Aug 27, 2014

No one buys a jigsaw puzzle that’s pre-assembled.

The point of interest in buying the puzzle lies in the process of assembly more than the finally-assembled picture. And the motivation for buying is the promise of a challenging process.

So it is with science: You buy a box of facts. The picture on the box is the paradigm. The challenge is to assemble the facts in such a way that the paradigm makes sense of them. It’s a process of creating meaning.

Once the puzzle’s put together, once the questions are answered, it’s no longer interesting (as science: it becomes a matter of engineering, of application).

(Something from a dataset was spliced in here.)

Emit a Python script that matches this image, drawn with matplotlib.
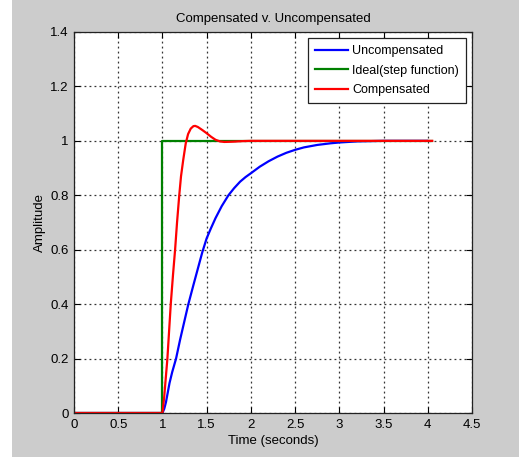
import matplotlib.pyplot as plt
from matplotlib.patches import Rectangle

# values
t_unc = [0, 1.0, 1.02, 1.04, 1.06, 1.08, 1.11, 1.154, 1.2, 1.25, 1.293, 1.35,
         1.4, 1.45, 1.5, 1.55, 1.6, 1.67, 1.746, 1.81, 1.878, 1.94, 2.0, 2.1,
         2.2, 2.3, 2.4, 2.5, 2.6, 2.75, 2.9, 3.0, 3.2, 3.5, 3.99]
y_unc = [0, 0, 0.015, 0.04, 0.075, 0.11, 0.15, 0.2, 0.27, 0.34, 0.4, 0.47,
         0.53, 0.59, 0.642, 0.68, 0.716, 0.76, 0.8, 0.826, 0.85, 0.867, 0.881, 0.905,
         0.925, 0.942, 0.956, 0.967, 0.976, 0.985, 0.991, 0.994, 0.998, 1.0, 1.0]

t_ideal = [0, 1.0, 1.0, 4.05]
y_ideal = [0, 0, 1.0, 1.0]

t_comp = [0, 1.0, 1.02, 1.056, 1.094, 1.12, 1.143, 1.165, 1.19, 1.21, 1.235,
          1.263, 1.29, 1.32, 1.35, 1.37, 1.4, 1.45, 1.5, 1.55, 1.6, 1.65,
          1.7, 1.8, 1.9, 2.0, 4.05]
y_comp = [0, 0, 0.06, 0.2, 0.4, 0.51, 0.6, 0.7, 0.8, 0.87, 0.93,
          0.99, 1.025, 1.045, 1.054, 1.055, 1.051, 1.04, 1.028, 1.015, 1.004, 0.998,
          0.996, 0.997, 0.999, 1.0, 1.0]

xticks = [0, 0.5, 1, 1.5, 2, 2.5, 3, 3.5, 4, 4.5]
xlabels = ['0', '0.5', '1', '1.5', '2', '2.5', '3', '3.5', '4', '4.5']
yticks = [0, 0.2, 0.4, 0.6, 0.8, 1.0, 1.2, 1.4]
ylabels = ['0', '0.2', '0.4', '0.6', '0.8', '1', '1.2', '1.4']

plt.rcParams['font.family'] = ['Liberation Sans Narrow', 'Liberation Sans', 'DejaVu Sans']

fig = plt.figure(figsize=(5.19, 4.57), dpi=100, facecolor='white')
# grey MATLAB figure background, with a white strip at the left
fig.patches.append(Rectangle((12 / 519, 0), 1 - 12 / 519, 1, transform=fig.transFigure,
                             facecolor='#cccccc', edgecolor='none', zorder=-10))

ax = fig.add_axes([74 / 519, 1 - 413 / 457, (472 - 74) / 519, (413 - 32) / 457])
ax.set_facecolor('white')

ax.plot(t_unc, y_unc, color='#0000ff', lw=1.6, label='Uncompensated')
ax.plot(t_ideal, y_ideal, color='#008000', lw=1.6, label='Ideal(step function)')
ax.plot(t_comp, y_comp, color='#ff0000', lw=1.6, label='Compensated')

ax.set_xlim(0, 4.5)
ax.set_ylim(0, 1.4)
ax.set_xticks(xticks)
ax.set_xticklabels(xlabels)
ax.set_yticks(yticks)
ax.set_yticklabels(ylabels)
ax.tick_params(direction='in', top=True, right=True, length=4, width=0.8,
               labelsize=9.5, colors='black', pad=4)
ax.grid(True, color='#333333', linestyle=(0, (1.5, 2.5)), lw=0.9)
for sp in ax.spines.values():
    sp.set_linewidth(0.9)
    sp.set_color('#222222')

ax.set_title('Compensated v. Uncompensated', fontsize=9.5, pad=7)
ax.set_xlabel('Time (seconds)', fontsize=9.5, labelpad=3)
ax.set_ylabel('Amplitude', fontsize=9.5, labelpad=3)

leg = ax.legend(loc='upper right', fontsize=9, fancybox=False, framealpha=1,
                edgecolor='#222222', borderaxespad=0.5, handlelength=2.6,
                handletextpad=0.35, labelspacing=0.6, borderpad=0.55)
leg.get_frame().set_linewidth(0.9)

fig.savefig('out.png', dpi=100, facecolor=fig.get_facecolor())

Thus paradigms are self-limiting and science is self-renewing. As a paradigm approaches the limits of its explanatory domain, as it begins to “know everything”, it grows less interesting. Stephen Hawking may have discovered the mind of God, but only to find no one cares. Interest shifts to the unexplained and to the unknown. The demand grows for a new paradigm to show the way to new things in new places. It’s time for science to shop for a new puzzle.

So here’s another pitch for my pet paradigm: The Electric Universe promises a lot of fun. It can explain not only a shopping-cart-full of anomalies, but it can re-organize the clutter of ad-hoc explanations in the Establishment Store onto shelves of predictable phenomena. It replaces an empty, lifeless universe with a historical, lightning-filled one.

There are things to do:

1. The physics and astronomy of isolated, static particles need to be exchanged for a science of interconnected bodies adapting to a changing, energy-driven environment. (Gravity needs to be replaced.)

2. A new mathematics will be needed to describe the new phenomena.

3. The facts of geology need to be reassembled as ruins instead of as a record.

4. New procedures, equipment, and experiments need to be invented.

5. New applications (new toys) need to be engineered.

6. The story of the past, not only mythology, but history, archeology, anthropology, psychology needs to be reconstructed and retold.

The Electric Universe model provides the big picture in which all these details can be put together. It promises to replace the determinism, fragmentation, alienation, and stasis of the traditional worldview with a connected, grounded, innovative, and dynamic worldview.

Plug yourself in!

Mel Acheson

 

Rough Notes:

For many people, this knowledge has been extremely exciting and fun to learn. It makes an otherwise boring study of science fun and exciting to learn. It makes an otherwise boring church or religion fun and exciting to get back into. It makes history a far more interesting and fun subject to study. It gives symbolism, and traditions of every kind much more, and a much deeper meaning.